Do not repeat pictures. Repeat exactly the lines of the listing below from its first line through the line with "import plotly.graph_objects as go".

Data extract:

#####

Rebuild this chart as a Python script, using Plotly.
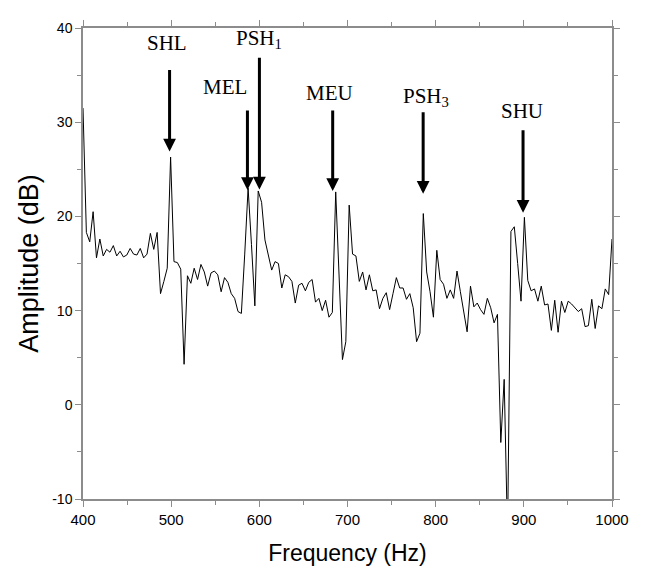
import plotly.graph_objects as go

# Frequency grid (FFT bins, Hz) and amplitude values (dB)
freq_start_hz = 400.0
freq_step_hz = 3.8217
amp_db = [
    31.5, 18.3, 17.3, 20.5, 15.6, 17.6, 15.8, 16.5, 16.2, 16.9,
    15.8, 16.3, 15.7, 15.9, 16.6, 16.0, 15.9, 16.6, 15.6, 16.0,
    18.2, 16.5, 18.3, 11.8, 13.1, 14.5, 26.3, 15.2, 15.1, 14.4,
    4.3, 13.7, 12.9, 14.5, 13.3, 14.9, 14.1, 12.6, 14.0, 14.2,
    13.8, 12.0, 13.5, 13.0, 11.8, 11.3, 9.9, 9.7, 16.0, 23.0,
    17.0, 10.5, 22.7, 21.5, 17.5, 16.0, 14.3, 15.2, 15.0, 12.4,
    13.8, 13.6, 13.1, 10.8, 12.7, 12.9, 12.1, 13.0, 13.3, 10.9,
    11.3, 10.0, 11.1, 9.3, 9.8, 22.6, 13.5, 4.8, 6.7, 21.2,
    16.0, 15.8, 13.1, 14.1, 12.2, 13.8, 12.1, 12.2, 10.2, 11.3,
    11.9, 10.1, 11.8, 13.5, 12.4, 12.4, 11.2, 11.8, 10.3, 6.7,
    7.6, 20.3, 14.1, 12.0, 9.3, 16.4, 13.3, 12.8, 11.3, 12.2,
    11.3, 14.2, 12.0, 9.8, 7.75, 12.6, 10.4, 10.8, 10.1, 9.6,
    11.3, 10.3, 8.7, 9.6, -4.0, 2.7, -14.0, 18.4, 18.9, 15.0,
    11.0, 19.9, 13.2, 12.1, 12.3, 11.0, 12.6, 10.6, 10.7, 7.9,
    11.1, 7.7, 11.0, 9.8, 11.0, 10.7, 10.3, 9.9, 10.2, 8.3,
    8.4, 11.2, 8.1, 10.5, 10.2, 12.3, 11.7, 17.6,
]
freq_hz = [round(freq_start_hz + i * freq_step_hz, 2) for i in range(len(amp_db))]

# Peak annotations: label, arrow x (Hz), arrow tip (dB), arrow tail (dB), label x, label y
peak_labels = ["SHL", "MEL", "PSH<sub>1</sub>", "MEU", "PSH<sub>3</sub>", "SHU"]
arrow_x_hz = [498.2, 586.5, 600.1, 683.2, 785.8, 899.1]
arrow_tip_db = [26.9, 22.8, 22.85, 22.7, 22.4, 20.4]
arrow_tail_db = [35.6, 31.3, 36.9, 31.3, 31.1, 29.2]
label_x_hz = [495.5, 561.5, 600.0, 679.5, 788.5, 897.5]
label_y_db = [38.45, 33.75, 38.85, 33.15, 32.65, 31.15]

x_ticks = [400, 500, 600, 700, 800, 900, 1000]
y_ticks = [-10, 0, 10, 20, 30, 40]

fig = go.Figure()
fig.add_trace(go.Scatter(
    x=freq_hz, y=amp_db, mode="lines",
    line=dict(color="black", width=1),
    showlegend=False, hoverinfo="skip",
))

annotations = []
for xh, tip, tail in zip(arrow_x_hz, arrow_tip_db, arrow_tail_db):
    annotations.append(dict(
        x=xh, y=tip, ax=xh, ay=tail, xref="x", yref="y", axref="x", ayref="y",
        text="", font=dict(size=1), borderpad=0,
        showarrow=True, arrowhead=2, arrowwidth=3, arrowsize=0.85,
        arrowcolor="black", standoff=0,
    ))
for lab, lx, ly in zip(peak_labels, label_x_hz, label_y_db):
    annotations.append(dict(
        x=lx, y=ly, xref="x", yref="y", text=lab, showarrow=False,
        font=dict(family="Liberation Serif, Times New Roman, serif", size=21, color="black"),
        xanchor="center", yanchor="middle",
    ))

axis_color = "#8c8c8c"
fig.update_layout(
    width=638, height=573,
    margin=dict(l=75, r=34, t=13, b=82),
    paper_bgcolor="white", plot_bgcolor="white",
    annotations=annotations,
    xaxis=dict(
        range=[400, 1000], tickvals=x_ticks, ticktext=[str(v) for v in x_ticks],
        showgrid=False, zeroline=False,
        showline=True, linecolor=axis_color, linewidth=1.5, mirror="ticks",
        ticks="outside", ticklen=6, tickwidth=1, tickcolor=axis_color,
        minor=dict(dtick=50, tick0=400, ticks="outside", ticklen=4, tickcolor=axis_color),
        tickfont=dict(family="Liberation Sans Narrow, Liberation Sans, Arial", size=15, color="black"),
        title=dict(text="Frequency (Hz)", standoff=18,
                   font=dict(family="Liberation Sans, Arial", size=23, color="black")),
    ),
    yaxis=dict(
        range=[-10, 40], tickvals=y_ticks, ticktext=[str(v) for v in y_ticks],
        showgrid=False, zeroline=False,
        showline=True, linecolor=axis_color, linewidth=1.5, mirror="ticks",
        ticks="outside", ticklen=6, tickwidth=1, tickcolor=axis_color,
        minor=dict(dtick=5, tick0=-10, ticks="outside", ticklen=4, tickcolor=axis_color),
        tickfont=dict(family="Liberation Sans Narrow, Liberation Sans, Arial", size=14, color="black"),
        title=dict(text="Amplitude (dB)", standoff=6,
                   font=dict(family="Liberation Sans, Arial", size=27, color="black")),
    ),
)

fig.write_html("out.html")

#####

Answer to the task:
Rebuild this chart as a Python script, using Plotly.
import plotly.graph_objects as go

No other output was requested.